I also appreciate the parallel Kingfisher draws between paranormal haunting and emotional abuse. Edith knows that her mother’s spirit has returned because the house is filled with old tensions and resentments: The atmosphere is heavy, almost electric and the storm of her mother’s anger will, she knows, eventually break in violence. It’s humiliating that, as an adult, she’s  forced to relive the helplessness of her childhood. The brief but intense descriptions of Edith’s troubled youth are sad but artistically necessary notes in an otherwise funny book; it reminds you of what’s at stake. 

The novel is also refreshingly honest about the uncomfortable fact that, if you are white, your grandparents are probably racist. Sam openly recognizes Gran Mae for the bigot she was, neither smoothing her edges nor dismissing her views as simply “quaint.”  Rather than safely relegating racist ideologies to a dead past, she is keenly aware of their resurgence in the present. For instance, when Sam learns that Edith has forbidden Maria, her hispanic daughter-in-law, from visiting, she wonders if her mom is being targeted by a white nationalist group. She’s also self-reflexive, cognizant of her own biases and blind spots.  

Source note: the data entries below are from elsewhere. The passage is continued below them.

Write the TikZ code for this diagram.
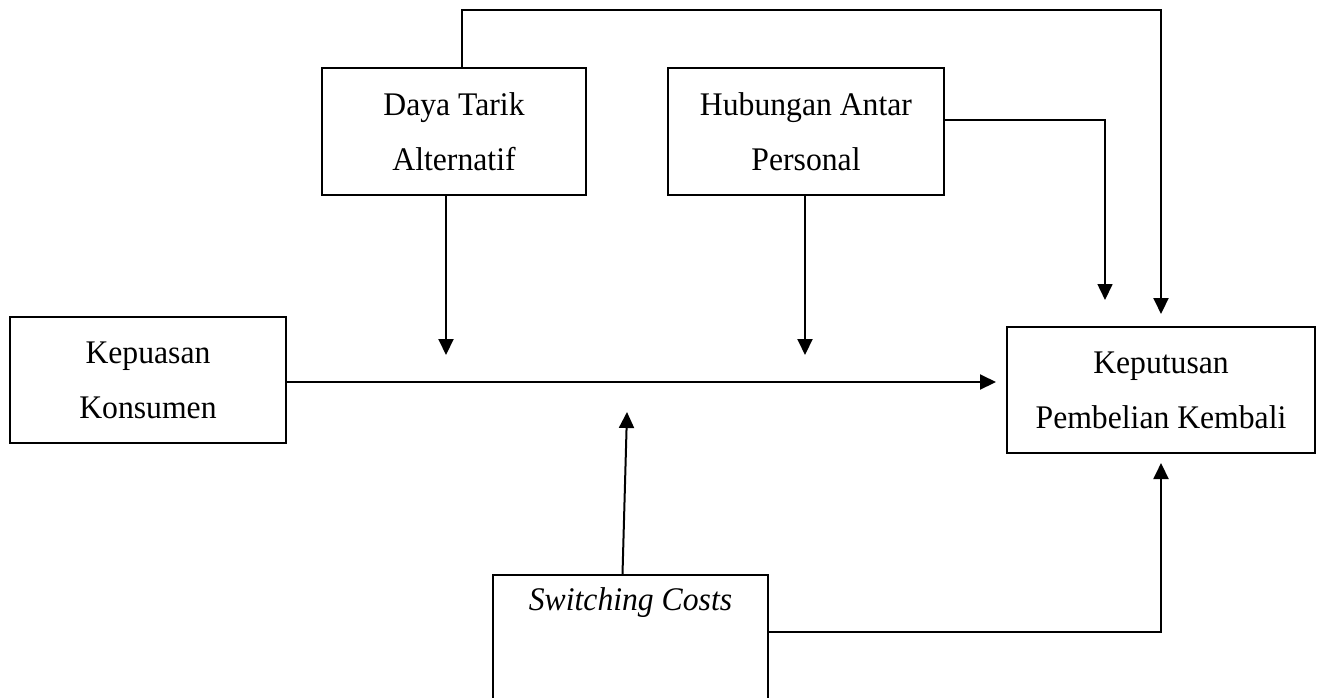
\documentclass[tikz,border=0pt]{standalone}
\usepackage{fontspec}
\setmainfont[FakeStretch=0.96]{Liberation Serif}
\usetikzlibrary{arrows.meta}
\begin{document}
\begin{tikzpicture}[x=0.5pt,y=-0.5pt,
  box/.style={draw,line width=1pt,inner sep=0pt,align=center,
    font=\fontsize{16.5}{27.5}\selectfont},
  conn/.style={line width=1pt},
  arr/.style={conn,-{Triangle[length=8pt,width=7.5pt]}}]
\useasboundingbox (0,0) rectangle (1320,697);
\clip (0,0) rectangle (1320,697);

% boxes
\node[box,minimum width=132pt,minimum height=63.5pt] (dt) at (454,131.5) {Daya Tarik\\Alternatif};
\node[box,minimum width=138pt,minimum height=63.5pt] (hb) at (806,131.5) {Hubungan Antar\\Personal};
\node[box,minimum width=138pt,minimum height=63pt] (kp) at (148,380) {Kepuasan\\Konsumen};
\node[box,minimum width=154pt,minimum height=63pt] (kt) at (1161,390) {Keputusan\\Pembelian Kembali};
\node[box,minimum width=137.5pt,minimum height=102.5pt,
  label={[anchor=center,yshift=-14.5pt,font=\fontsize{16.5}{20}\selectfont\itshape]north:Switching Costs}]
  (sw) at (630.5,677.5) {};

% free arrow ends over the main path
\coordinate (m1) at (446,355);
\coordinate (m2) at (805,355);
\coordinate (m3) at (627,412);
\coordinate (h2) at (1105,300);

% main path
\draw[arr,shorten >=5pt] (kp.east |- 0,382) -- (kt.west |- 0,382);

% moderators
\draw[arr] (dt.south -| m1) -- (m1);
\draw[arr] (hb.south -| m2) -- (m2);
\draw[arr] ([xshift=-4pt]sw.north) -- (m3);

% direct effects on the decision
\draw[arr,shorten >=6pt] ([xshift=4pt]dt.north) -- ++(0,-57) -| (kt.north);
\draw[arr,line width=0.8pt] ([yshift=5.75pt]hb.east) -| (h2);
\draw[arr,shorten >=4.5pt] ([yshift=22.75pt]sw.east) -| (kt.south);
\end{tikzpicture}
\end{document}
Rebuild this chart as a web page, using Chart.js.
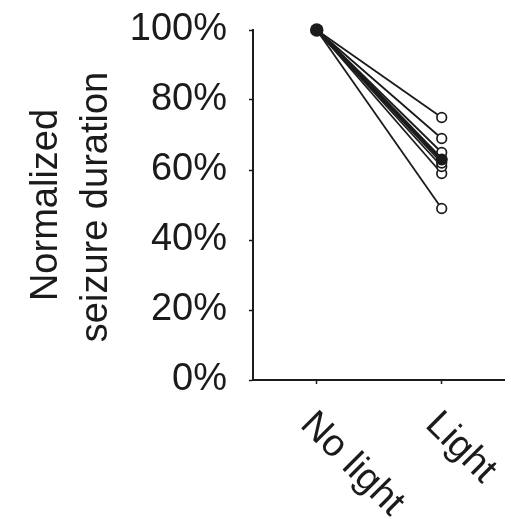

While there’s much to admire in this novel, there are also some glaring weaknesses. Sam’s brother, Brad, exists as nothing more than a brief phone call that could have been excised without damage to the plot. And Phil, her mom’s handyman, felt completely extraneous. He’s half-heartedly positioned as a love interest for Sam, which is the pairing that Gran Mae would have wanted. The book ultimately rejects this heteronormative plot convention, but it leaves his character out there and in the way of the action. The golem story feels like an altogether different book. Beyond these problems with character and subplot development, the novel’s comedic tone felt labored to me and the jokes missed their mark. This isn’t a criticism of the book, though, because I recognize that comedy is subjective. I’m just not the right audience for Sam’s schtick.

Despite these issues, A House with Good Bones is a fast and fun read that provides food for thought.